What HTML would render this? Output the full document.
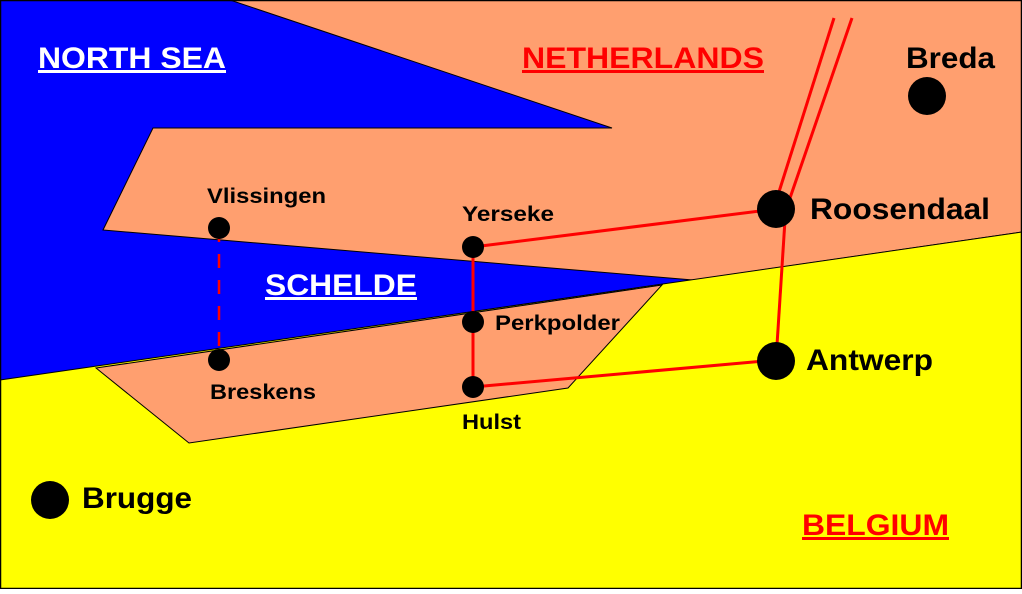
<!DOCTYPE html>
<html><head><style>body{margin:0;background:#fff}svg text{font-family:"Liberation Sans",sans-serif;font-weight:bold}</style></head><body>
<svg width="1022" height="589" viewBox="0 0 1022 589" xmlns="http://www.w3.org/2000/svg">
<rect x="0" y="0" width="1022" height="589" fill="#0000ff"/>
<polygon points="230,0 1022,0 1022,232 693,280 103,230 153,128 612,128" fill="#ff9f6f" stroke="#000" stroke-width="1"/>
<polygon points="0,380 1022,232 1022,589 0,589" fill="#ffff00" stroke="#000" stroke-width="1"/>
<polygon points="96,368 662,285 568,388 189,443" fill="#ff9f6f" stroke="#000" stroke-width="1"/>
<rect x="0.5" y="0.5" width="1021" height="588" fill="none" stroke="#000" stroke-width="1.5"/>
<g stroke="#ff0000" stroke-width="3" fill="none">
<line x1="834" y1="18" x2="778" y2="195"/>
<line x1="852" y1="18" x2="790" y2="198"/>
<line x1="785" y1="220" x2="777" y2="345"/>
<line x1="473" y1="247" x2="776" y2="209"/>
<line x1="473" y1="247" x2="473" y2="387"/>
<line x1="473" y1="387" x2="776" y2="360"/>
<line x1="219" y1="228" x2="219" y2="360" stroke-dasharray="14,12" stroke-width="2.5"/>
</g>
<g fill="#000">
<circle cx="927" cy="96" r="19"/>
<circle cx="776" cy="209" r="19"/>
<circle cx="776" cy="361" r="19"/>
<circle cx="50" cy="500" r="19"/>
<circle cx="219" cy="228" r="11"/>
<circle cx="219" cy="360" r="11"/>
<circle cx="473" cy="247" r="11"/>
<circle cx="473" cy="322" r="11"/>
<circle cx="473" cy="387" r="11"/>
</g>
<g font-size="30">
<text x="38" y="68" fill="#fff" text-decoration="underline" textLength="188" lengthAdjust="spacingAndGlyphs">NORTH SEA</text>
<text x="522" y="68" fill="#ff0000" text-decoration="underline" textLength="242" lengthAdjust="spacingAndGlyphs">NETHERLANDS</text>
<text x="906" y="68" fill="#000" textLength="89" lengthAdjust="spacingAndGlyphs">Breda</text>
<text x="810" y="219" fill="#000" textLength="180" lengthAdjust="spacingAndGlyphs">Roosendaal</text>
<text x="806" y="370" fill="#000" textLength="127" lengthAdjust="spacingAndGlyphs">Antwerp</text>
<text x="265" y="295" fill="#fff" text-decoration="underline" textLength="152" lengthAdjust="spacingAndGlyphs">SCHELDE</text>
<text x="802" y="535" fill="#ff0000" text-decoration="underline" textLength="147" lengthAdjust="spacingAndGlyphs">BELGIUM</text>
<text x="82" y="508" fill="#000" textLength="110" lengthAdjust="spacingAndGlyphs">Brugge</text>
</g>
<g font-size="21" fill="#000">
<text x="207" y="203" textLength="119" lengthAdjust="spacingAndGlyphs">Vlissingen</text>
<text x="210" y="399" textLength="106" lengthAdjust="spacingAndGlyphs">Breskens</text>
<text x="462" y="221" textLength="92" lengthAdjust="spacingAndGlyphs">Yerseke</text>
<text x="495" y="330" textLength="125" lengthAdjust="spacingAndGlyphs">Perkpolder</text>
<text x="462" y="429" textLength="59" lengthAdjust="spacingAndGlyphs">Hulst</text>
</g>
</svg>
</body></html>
..............................
• **Do this**: Without the pictures, retype the whole of the material above exactly.

• **Problem solution**:
What HTML would render this? Output the full document.
<!DOCTYPE html>
<html><head><style>body{margin:0;background:#fff}svg text{font-family:"Liberation Sans",sans-serif;font-weight:bold}</style></head><body>
<svg width="1022" height="589" viewBox="0 0 1022 589" xmlns="http://www.w3.org/2000/svg">
<rect x="0" y="0" width="1022" height="589" fill="#0000ff"/>
<polygon points="230,0 1022,0 1022,232 693,280 103,230 153,128 612,128" fill="#ff9f6f" stroke="#000" stroke-width="1"/>
<polygon points="0,380 1022,232 1022,589 0,589" fill="#ffff00" stroke="#000" stroke-width="1"/>
<polygon points="96,368 662,285 568,388 189,443" fill="#ff9f6f" stroke="#000" stroke-width="1"/>
<rect x="0.5" y="0.5" width="1021" height="588" fill="none" stroke="#000" stroke-width="1.5"/>
<g stroke="#ff0000" stroke-width="3" fill="none">
<line x1="834" y1="18" x2="778" y2="195"/>
<line x1="852" y1="18" x2="790" y2="198"/>
<line x1="785" y1="220" x2="777" y2="345"/>
<line x1="473" y1="247" x2="776" y2="209"/>
<line x1="473" y1="247" x2="473" y2="387"/>
<line x1="473" y1="387" x2="776" y2="360"/>
<line x1="219" y1="228" x2="219" y2="360" stroke-dasharray="14,12" stroke-width="2.5"/>
</g>
<g fill="#000">
<circle cx="927" cy="96" r="19"/>
<circle cx="776" cy="209" r="19"/>
<circle cx="776" cy="361" r="19"/>
<circle cx="50" cy="500" r="19"/>
<circle cx="219" cy="228" r="11"/>
<circle cx="219" cy="360" r="11"/>
<circle cx="473" cy="247" r="11"/>
<circle cx="473" cy="322" r="11"/>
<circle cx="473" cy="387" r="11"/>
</g>
<g font-size="30">
<text x="38" y="68" fill="#fff" text-decoration="underline" textLength="188" lengthAdjust="spacingAndGlyphs">NORTH SEA</text>
<text x="522" y="68" fill="#ff0000" text-decoration="underline" textLength="242" lengthAdjust="spacingAndGlyphs">NETHERLANDS</text>
<text x="906" y="68" fill="#000" textLength="89" lengthAdjust="spacingAndGlyphs">Breda</text>
<text x="810" y="219" fill="#000" textLength="180" lengthAdjust="spacingAndGlyphs">Roosendaal</text>
<text x="806" y="370" fill="#000" textLength="127" lengthAdjust="spacingAndGlyphs">Antwerp</text>
<text x="265" y="295" fill="#fff" text-decoration="underline" textLength="152" lengthAdjust="spacingAndGlyphs">SCHELDE</text>
<text x="802" y="535" fill="#ff0000" text-decoration="underline" textLength="147" lengthAdjust="spacingAndGlyphs">BELGIUM</text>
<text x="82" y="508" fill="#000" textLength="110" lengthAdjust="spacingAndGlyphs">Brugge</text>
</g>
<g font-size="21" fill="#000">
<text x="207" y="203" textLength="119" lengthAdjust="spacingAndGlyphs">Vlissingen</text>
<text x="210" y="399" textLength="106" lengthAdjust="spacingAndGlyphs">Breskens</text>
<text x="462" y="221" textLength="92" lengthAdjust="spacingAndGlyphs">Yerseke</text>
<text x="495" y="330" textLength="125" lengthAdjust="spacingAndGlyphs">Perkpolder</text>
<text x="462" y="429" textLength="59" lengthAdjust="spacingAndGlyphs">Hulst</text>
</g>
</svg>
</body></html>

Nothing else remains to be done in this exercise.